-------- Excerpted records

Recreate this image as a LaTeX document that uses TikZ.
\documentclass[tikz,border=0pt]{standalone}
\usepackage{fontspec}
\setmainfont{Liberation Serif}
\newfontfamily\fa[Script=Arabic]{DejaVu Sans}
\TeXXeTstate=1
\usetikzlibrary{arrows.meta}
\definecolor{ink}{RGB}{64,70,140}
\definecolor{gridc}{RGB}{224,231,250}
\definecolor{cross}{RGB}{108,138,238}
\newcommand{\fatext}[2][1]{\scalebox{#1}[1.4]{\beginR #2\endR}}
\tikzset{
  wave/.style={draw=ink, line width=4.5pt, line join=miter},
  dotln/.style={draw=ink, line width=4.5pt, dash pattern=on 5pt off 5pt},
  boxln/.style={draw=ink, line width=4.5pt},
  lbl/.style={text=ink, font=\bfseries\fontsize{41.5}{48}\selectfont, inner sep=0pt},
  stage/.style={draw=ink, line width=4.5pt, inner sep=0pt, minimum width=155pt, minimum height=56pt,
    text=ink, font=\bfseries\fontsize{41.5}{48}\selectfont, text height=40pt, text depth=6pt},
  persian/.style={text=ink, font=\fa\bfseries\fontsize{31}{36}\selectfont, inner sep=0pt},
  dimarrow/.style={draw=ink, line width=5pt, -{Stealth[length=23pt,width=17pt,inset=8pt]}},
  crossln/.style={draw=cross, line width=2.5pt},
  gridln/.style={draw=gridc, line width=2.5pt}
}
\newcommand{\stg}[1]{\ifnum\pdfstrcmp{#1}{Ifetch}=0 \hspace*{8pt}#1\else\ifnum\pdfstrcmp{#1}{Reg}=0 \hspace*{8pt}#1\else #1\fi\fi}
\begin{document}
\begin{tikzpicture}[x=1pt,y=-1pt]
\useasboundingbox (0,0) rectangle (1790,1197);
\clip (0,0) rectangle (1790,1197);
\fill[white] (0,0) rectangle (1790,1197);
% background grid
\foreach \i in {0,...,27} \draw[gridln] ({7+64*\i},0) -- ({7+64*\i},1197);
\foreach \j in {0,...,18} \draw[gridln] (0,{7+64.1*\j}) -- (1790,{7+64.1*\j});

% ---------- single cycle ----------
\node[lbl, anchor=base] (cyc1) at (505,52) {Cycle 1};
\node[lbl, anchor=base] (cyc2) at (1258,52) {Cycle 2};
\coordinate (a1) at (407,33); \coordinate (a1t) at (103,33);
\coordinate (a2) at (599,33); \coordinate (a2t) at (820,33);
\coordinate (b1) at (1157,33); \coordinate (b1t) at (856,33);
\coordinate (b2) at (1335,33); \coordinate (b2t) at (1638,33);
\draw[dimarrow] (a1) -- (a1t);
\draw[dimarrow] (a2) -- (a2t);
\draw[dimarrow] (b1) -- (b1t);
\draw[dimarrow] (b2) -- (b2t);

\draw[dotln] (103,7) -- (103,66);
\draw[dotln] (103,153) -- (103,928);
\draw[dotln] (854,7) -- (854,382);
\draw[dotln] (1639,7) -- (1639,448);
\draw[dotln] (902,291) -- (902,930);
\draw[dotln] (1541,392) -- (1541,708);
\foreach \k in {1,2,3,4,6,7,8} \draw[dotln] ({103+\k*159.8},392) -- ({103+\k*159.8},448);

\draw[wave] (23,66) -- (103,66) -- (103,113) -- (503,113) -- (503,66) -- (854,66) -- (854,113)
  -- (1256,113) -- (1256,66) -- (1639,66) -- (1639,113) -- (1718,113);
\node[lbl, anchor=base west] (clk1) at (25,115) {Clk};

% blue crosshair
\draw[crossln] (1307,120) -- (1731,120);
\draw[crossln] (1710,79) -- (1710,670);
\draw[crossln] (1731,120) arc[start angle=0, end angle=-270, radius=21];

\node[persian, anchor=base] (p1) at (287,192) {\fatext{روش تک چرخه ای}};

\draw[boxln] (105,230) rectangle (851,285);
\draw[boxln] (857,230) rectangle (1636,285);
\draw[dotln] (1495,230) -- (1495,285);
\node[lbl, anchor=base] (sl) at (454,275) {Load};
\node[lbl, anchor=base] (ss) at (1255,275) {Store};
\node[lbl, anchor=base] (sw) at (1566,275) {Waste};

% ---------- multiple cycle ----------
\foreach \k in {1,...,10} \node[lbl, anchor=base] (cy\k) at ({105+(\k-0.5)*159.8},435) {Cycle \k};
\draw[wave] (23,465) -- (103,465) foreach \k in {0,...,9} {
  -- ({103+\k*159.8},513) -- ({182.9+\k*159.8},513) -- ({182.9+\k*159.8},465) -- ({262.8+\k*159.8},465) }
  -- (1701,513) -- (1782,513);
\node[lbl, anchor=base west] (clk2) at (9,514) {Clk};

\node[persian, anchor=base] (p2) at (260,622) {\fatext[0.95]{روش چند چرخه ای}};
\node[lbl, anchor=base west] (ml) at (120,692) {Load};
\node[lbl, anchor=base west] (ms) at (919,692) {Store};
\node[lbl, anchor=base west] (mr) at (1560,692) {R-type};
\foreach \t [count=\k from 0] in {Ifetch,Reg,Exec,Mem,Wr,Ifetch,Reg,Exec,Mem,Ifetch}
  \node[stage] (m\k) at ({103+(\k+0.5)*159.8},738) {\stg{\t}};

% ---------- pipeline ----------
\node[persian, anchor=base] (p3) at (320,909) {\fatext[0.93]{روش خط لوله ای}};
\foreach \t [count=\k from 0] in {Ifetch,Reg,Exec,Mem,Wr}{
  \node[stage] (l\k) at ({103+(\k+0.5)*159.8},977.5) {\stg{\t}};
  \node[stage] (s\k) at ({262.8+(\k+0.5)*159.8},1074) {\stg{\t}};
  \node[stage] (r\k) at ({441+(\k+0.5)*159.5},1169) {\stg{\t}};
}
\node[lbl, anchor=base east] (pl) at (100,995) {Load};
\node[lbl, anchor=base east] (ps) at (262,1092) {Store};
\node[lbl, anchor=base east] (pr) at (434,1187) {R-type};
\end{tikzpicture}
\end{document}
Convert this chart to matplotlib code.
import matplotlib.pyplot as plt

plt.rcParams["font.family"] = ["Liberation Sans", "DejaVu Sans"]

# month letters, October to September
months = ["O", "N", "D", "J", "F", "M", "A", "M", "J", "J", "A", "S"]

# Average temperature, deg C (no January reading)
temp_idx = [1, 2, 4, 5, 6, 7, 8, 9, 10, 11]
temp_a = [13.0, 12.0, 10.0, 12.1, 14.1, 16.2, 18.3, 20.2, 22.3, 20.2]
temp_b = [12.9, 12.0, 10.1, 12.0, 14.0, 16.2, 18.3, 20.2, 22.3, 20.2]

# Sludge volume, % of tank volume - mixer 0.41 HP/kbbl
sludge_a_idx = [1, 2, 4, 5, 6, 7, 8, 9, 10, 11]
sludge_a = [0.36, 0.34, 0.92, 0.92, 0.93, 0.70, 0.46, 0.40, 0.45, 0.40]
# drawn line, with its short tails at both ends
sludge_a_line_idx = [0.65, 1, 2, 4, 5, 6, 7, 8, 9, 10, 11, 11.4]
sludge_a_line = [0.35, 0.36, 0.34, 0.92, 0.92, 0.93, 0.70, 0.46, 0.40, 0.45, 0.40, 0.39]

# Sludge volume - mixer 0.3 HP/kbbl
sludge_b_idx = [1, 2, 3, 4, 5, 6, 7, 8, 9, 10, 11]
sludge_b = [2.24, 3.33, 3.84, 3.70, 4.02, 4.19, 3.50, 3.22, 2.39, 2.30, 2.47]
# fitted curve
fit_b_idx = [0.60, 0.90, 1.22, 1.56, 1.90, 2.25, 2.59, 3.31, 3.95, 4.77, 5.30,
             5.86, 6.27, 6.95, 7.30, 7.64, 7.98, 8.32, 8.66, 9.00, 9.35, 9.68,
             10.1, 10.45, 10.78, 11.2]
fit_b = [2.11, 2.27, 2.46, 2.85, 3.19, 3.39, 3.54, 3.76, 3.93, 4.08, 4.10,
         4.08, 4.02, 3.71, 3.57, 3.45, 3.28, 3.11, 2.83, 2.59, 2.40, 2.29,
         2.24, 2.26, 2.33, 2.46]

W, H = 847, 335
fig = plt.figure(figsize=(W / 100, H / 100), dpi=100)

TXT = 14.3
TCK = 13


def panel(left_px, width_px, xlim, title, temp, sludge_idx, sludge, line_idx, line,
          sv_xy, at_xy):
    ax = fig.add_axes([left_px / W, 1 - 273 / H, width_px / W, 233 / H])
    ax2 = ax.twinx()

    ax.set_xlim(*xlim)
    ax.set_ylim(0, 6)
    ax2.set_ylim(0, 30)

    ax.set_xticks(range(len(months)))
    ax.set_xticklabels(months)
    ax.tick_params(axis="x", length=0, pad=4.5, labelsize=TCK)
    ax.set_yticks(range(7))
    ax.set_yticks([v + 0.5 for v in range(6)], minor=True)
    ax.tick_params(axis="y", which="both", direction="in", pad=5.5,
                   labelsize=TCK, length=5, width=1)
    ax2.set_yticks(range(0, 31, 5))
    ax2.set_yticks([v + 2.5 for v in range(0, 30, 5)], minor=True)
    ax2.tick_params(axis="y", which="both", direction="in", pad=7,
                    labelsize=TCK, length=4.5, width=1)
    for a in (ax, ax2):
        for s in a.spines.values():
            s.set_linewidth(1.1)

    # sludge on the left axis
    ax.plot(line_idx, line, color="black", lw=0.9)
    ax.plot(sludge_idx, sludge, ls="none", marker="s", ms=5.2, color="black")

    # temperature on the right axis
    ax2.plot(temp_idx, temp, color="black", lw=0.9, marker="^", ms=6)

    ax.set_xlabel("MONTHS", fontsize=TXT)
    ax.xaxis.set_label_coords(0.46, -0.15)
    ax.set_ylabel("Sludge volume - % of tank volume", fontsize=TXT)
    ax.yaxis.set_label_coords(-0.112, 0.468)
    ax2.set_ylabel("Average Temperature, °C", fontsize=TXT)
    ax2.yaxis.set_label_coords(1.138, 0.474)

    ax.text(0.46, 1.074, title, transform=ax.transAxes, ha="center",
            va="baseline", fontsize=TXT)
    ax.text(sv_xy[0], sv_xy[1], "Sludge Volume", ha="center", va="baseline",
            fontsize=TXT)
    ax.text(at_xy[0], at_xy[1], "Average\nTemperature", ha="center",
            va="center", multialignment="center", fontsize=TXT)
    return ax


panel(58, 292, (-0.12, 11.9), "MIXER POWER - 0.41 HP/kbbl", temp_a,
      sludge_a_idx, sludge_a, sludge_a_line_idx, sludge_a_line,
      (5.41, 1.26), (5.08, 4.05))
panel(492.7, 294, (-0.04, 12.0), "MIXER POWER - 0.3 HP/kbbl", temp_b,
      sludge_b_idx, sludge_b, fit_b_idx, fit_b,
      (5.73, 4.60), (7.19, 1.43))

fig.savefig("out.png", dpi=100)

----------------

**What is needed:** The lines to be given again exactly are those from the one containing "Convert this chart to matplotlib code." up to and including the one containing "ax2.set_ylim(0, 30)".

**Correct output:**
Convert this chart to matplotlib code.
import matplotlib.pyplot as plt

plt.rcParams["font.family"] = ["Liberation Sans", "DejaVu Sans"]

# month letters, October to September
months = ["O", "N", "D", "J", "F", "M", "A", "M", "J", "J", "A", "S"]

# Average temperature, deg C (no January reading)
temp_idx = [1, 2, 4, 5, 6, 7, 8, 9, 10, 11]
temp_a = [13.0, 12.0, 10.0, 12.1, 14.1, 16.2, 18.3, 20.2, 22.3, 20.2]
temp_b = [12.9, 12.0, 10.1, 12.0, 14.0, 16.2, 18.3, 20.2, 22.3, 20.2]

# Sludge volume, % of tank volume - mixer 0.41 HP/kbbl
sludge_a_idx = [1, 2, 4, 5, 6, 7, 8, 9, 10, 11]
sludge_a = [0.36, 0.34, 0.92, 0.92, 0.93, 0.70, 0.46, 0.40, 0.45, 0.40]
# drawn line, with its short tails at both ends
sludge_a_line_idx = [0.65, 1, 2, 4, 5, 6, 7, 8, 9, 10, 11, 11.4]
sludge_a_line = [0.35, 0.36, 0.34, 0.92, 0.92, 0.93, 0.70, 0.46, 0.40, 0.45, 0.40, 0.39]

# Sludge volume - mixer 0.3 HP/kbbl
sludge_b_idx = [1, 2, 3, 4, 5, 6, 7, 8, 9, 10, 11]
sludge_b = [2.24, 3.33, 3.84, 3.70, 4.02, 4.19, 3.50, 3.22, 2.39, 2.30, 2.47]
# fitted curve
fit_b_idx = [0.60, 0.90, 1.22, 1.56, 1.90, 2.25, 2.59, 3.31, 3.95, 4.77, 5.30,
             5.86, 6.27, 6.95, 7.30, 7.64, 7.98, 8.32, 8.66, 9.00, 9.35, 9.68,
             10.1, 10.45, 10.78, 11.2]
fit_b = [2.11, 2.27, 2.46, 2.85, 3.19, 3.39, 3.54, 3.76, 3.93, 4.08, 4.10,
         4.08, 4.02, 3.71, 3.57, 3.45, 3.28, 3.11, 2.83, 2.59, 2.40, 2.29,
         2.24, 2.26, 2.33, 2.46]

W, H = 847, 335
fig = plt.figure(figsize=(W / 100, H / 100), dpi=100)

TXT = 14.3
TCK = 13


def panel(left_px, width_px, xlim, title, temp, sludge_idx, sludge, line_idx, line,
          sv_xy, at_xy):
    ax = fig.add_axes([left_px / W, 1 - 273 / H, width_px / W, 233 / H])
    ax2 = ax.twinx()

    ax.set_xlim(*xlim)
    ax.set_ylim(0, 6)
    ax2.set_ylim(0, 30)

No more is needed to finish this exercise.